My experience with the police in Peru is worse. We were driving back to Lima from Cusco, to catch a flight. We had been driving all night and were on the Pan American highway, about an hour south of Lima. We noticed several people in the highway, flagging down random cars. We got flagged down. The person driving didn’t have a license on him and the cops were threatening to take him to jail for not having a license and speeding. This cop ended up gouging us for about $200 USD.
Author
Ouch, that’s terrible about Peru. I’ve heard the cops can be pretty problematic there. Mexico was certainly the worst in all of Central America. In the three months we spent driving all the way across, we got pulled over a handful of times. This time in Cabo was the only time they got money out of us. Once got pulled over twice in one day, for absolutely nothing. Another time got pulled over for way outside of town for supposedly not yielding in a pedestrian walkway back in town. I just argued with them since it appeared totally bogus. For one, I was driving in traffic and at least as cautious if not more than all the other local drivers, for two, I saw him behind me for at least a minute outside of town before he decided to pull me over… Why would he wait that long for my supposed infraction?

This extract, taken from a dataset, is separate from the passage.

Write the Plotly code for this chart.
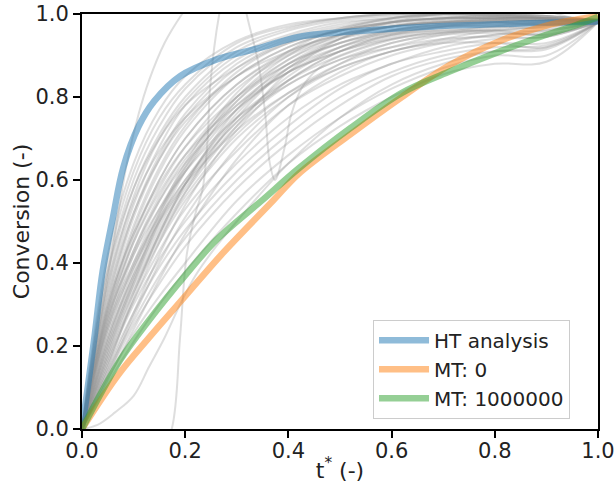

are you KIDDING ME! That story is straight out of a movie. I didn’t know it was THAT bad. How scary is that when the people who are supposed to keep you safe are the ones scamming you. Wow what a read. Glad you got your license back and found the cash 😉
Author
Yeah pretty wacky experience really. Gotta say that it wasn’t ever scary–it’s all part of the game that they are known to play down here. You just have to be prepared and play the game as well. In total we got pulled over 5x on the road through Mexico. The time I talked about here where I was at fault, three times for doing nothing except having a foreign license plate, and another for what I swear was an invented infraction–supposedly passing through a pedestrian walkway and not yielding.